In Tokyo, Seoul, and Hong Kong, residents get bidirectional, gigabit Internet for less than U.S. $40 a month. On the other side of the globe, Parisians have a similar deal, though their upload speed is only 200 megabits per second (and much of the rest of France isn’t so lucky).
Most of us in the U.S. would be happy with half that bandwidth — even as we accept paying twice as much as Internet subscribers in Asia and Europe. In Seattle, I pay Comcast nearly $67 per month for a 50Mbps (6.2 megabytes per second — MBps) connection.
So why is broadband such a bad deal in the U.S.? What gives?
The answer lies at the uneasy intersection of technology and politics, and the story begins in 1984, when Congress passed the Cable Communications Policy Act (more info). At the time, of course, personal computers had only recently been introduced and the public Internet didn’t yet exist. (The precursor to the Internet — ARPANET [more info] — was carrying messages between university and government researchers and had been doing so since 1969.)

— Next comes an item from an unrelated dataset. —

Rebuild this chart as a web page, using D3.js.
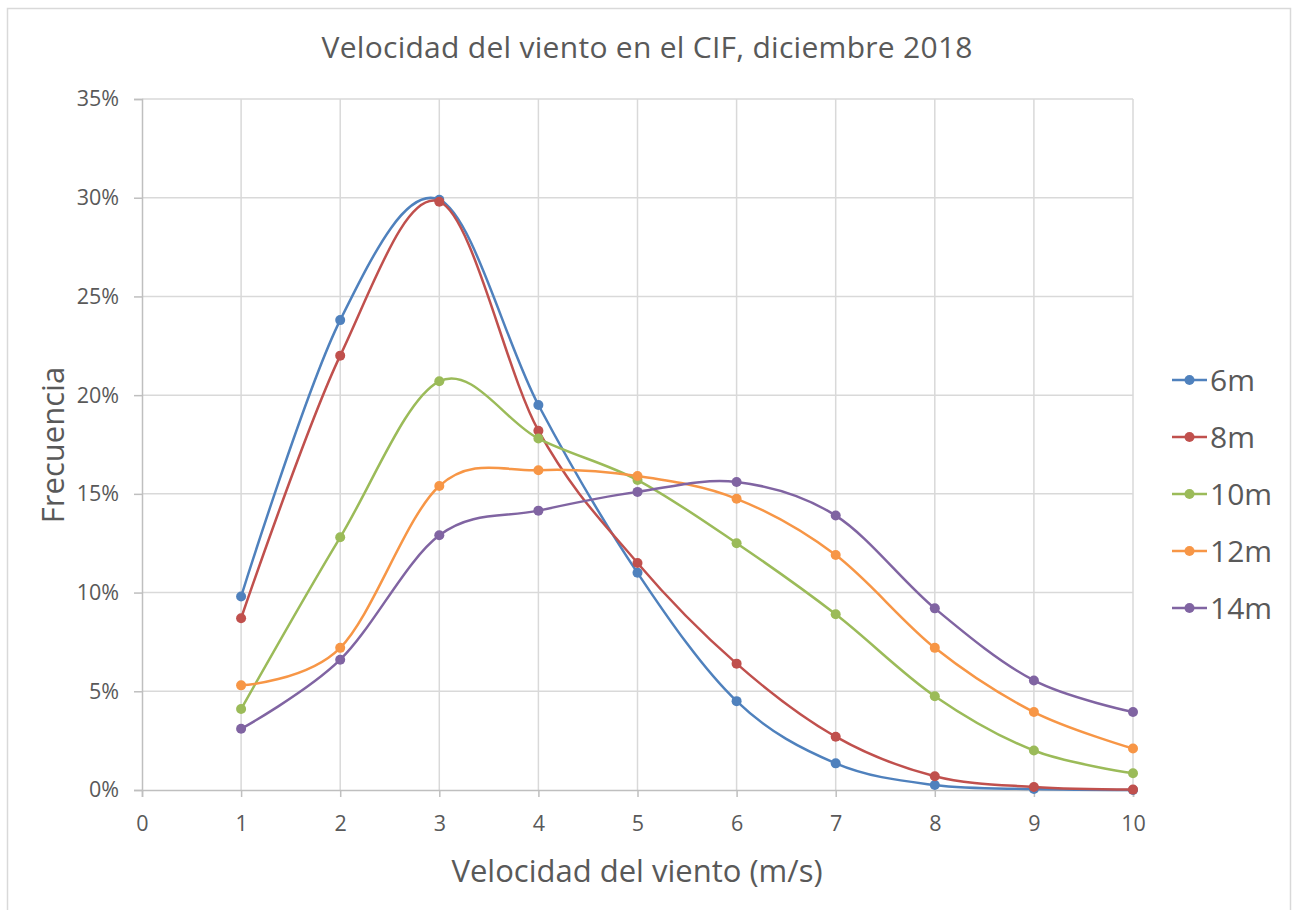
<!DOCTYPE html>
<html>
<head>
<meta charset="utf-8">
<script src="https://cdn.jsdelivr.net/npm/d3@7"></script>
<style>
  body { margin: 0; background: #fff; }
  text { font-family: "Open Sans", "Noto Sans", sans-serif; fill: #595959; }
</style>
</head>
<body>
<div id="chart"></div>
<script>
// wind speed classes (m/s)
var speeds = [1, 2, 3, 4, 5, 6, 7, 8, 9, 10];
var seriesNames = ["6m", "8m", "10m", "12m", "14m"];
var colors = ["#4F81BD", "#C0504D", "#9BBB59", "#F79646", "#8064A2"];

// frequencies (%)
var f6m  = [9.8, 23.8, 29.9, 19.5, 11.0, 4.5, 1.35, 0.25, 0.05, 0.0];
var f8m  = [8.7, 22.0, 29.8, 18.2, 11.5, 6.4, 2.7, 0.7, 0.15, 0.02];
var f10m = [4.1, 12.8, 20.7, 17.8, 15.7, 12.5, 8.9, 4.75, 2.0, 0.85];
var f12m = [5.3, 7.2, 15.4, 16.2, 15.9, 14.75, 11.9, 7.2, 3.95, 2.1];
var f14m = [3.1, 6.6, 12.9, 14.15, 15.1, 15.6, 13.9, 9.2, 5.55, 3.95];

var yTicks = [0, 5, 10, 15, 20, 25, 30, 35];
var xTicks = [0, 1, 2, 3, 4, 5, 6, 7, 8, 9, 10];

var allSeries = [f6m, f8m, f10m, f12m, f14m];

var width = 1296, height = 910;
var svg = d3.select("#chart").append("svg")
  .attr("width", width)
  .attr("height", height);

// outer frame of the chart
svg.append("rect")
  .attr("x", 7.5).attr("y", 8.5)
  .attr("width", 1283).attr("height", 920)
  .attr("fill", "none")
  .attr("stroke", "#d9d9d9")
  .attr("stroke-width", 1.5);

var x = d3.scaleLinear().domain([0, 10]).range([142, 1133]);
var y = d3.scaleLinear().domain([0, 35]).range([790, 99]);

// gridlines
svg.append("g").selectAll("line.h")
  .data(yTicks.slice(1))
  .enter().append("line")
    .attr("x1", x(0)).attr("x2", x(10))
    .attr("y1", function(d){ return y(d); })
    .attr("y2", function(d){ return y(d); })
    .attr("stroke", "#d9d9d9").attr("stroke-width", 1.5);

svg.append("g").selectAll("line.v")
  .data(xTicks.slice(1))
  .enter().append("line")
    .attr("x1", function(d){ return x(d); })
    .attr("x2", function(d){ return x(d); })
    .attr("y1", y(0)).attr("y2", y(35))
    .attr("stroke", "#d9d9d9").attr("stroke-width", 1.5);

// axes
var yAxis = d3.axisLeft(y)
  .tickValues(yTicks)
  .tickSize(8)
  .tickPadding(15)
  .tickFormat(function(d){ return d + "%"; });

var xAxis = d3.axisBottom(x)
  .tickValues(xTicks)
  .tickSize(7)
  .tickPadding(19)
  .tickFormat(d3.format("d"));

var gy = svg.append("g").attr("transform", "translate(" + x(0) + ",0)").call(yAxis);
var gx = svg.append("g").attr("transform", "translate(0," + y(0) + ")").call(xAxis);

[gy, gx].forEach(function(g){
  g.select(".domain").attr("stroke", "#bfbfbf").attr("stroke-width", 1.5);
  g.selectAll(".tick line").attr("stroke", "#bfbfbf").attr("stroke-width", 1.5);
  g.selectAll(".tick text")
    .style("font-size", "21.5px")
    .style("fill", "#595959")
    .style("font-family", "'Open Sans', sans-serif");
});

// smooth lines like the spreadsheet
var line = d3.line()
  .x(function(d){ return x(d[0]); })
  .y(function(d){ return y(d[1]); })
  .curve(d3.curveCatmullRom.alpha(0));

allSeries.forEach(function(vals, i){
  var pts = speeds.map(function(s, j){ return [s, vals[j]]; });
  svg.append("path")
    .datum(pts)
    .attr("d", line)
    .attr("fill", "none")
    .attr("stroke", colors[i])
    .attr("stroke-width", 2.5);

  svg.append("g").selectAll("circle")
    .data(pts)
    .enter().append("circle")
      .attr("cx", function(d){ return x(d[0]); })
      .attr("cy", function(d){ return y(d[1]); })
      .attr("r", 5)
      .attr("fill", colors[i]);
});

// title
svg.append("text")
  .attr("x", 647).attr("y", 58)
  .attr("text-anchor", "middle")
  .style("font-size", "30px")
  .attr("textLength", 651)
  .text("Velocidad del viento en el CIF, diciembre 2018");

// axis titles
svg.append("text")
  .attr("x", 637).attr("y", 882)
  .attr("text-anchor", "middle")
  .style("font-size", "31px")
  .text("Velocidad del viento (m/s)");

svg.append("text")
  .attr("transform", "translate(64,445) rotate(-90)")
  .attr("text-anchor", "middle")
  .style("font-size", "31px")
  .text("Frecuencia");

// legend
var legend = svg.append("g").selectAll("g")
  .data(seriesNames)
  .enter().append("g")
    .attr("transform", function(d, i){ return "translate(1172," + (380 + i * 57) + ")"; });

legend.append("line")
  .attr("x1", 0).attr("x2", 35)
  .attr("stroke", function(d, i){ return colors[i]; })
  .attr("stroke-width", 2.5);
legend.append("circle")
  .attr("cx", 17.5).attr("r", 5)
  .attr("fill", function(d, i){ return colors[i]; });
legend.append("text")
  .attr("x", 38).attr("dy", "0.36em")
  .style("font-size", "30px")
  .text(function(d){ return d; });
</script>
</body>
</html>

In those days of dial-up connections, legislators probably had no inkling that most consumer broadband Internet service would eventually travel over cable-television lines. Their primary concern was bringing some order to the burgeoning cable-TV markets, ensuring both competitive pricing (via deregulation) and standards in programming. Government had some say in the matter because the private-sector companies’ cables had to traverse public property. But there was a long debate over which government agencies would implement the act: federal, state, or local?
Congress cedes cable access to local control
The Cable Communications Policy Act of 1984 gave municipalities primary authority to grant and renew franchise licenses for local cable operations.
Generally, communities have given cable companies access to public property in exchange for agreements about such things as programming and access to residences and businesses in specified areas.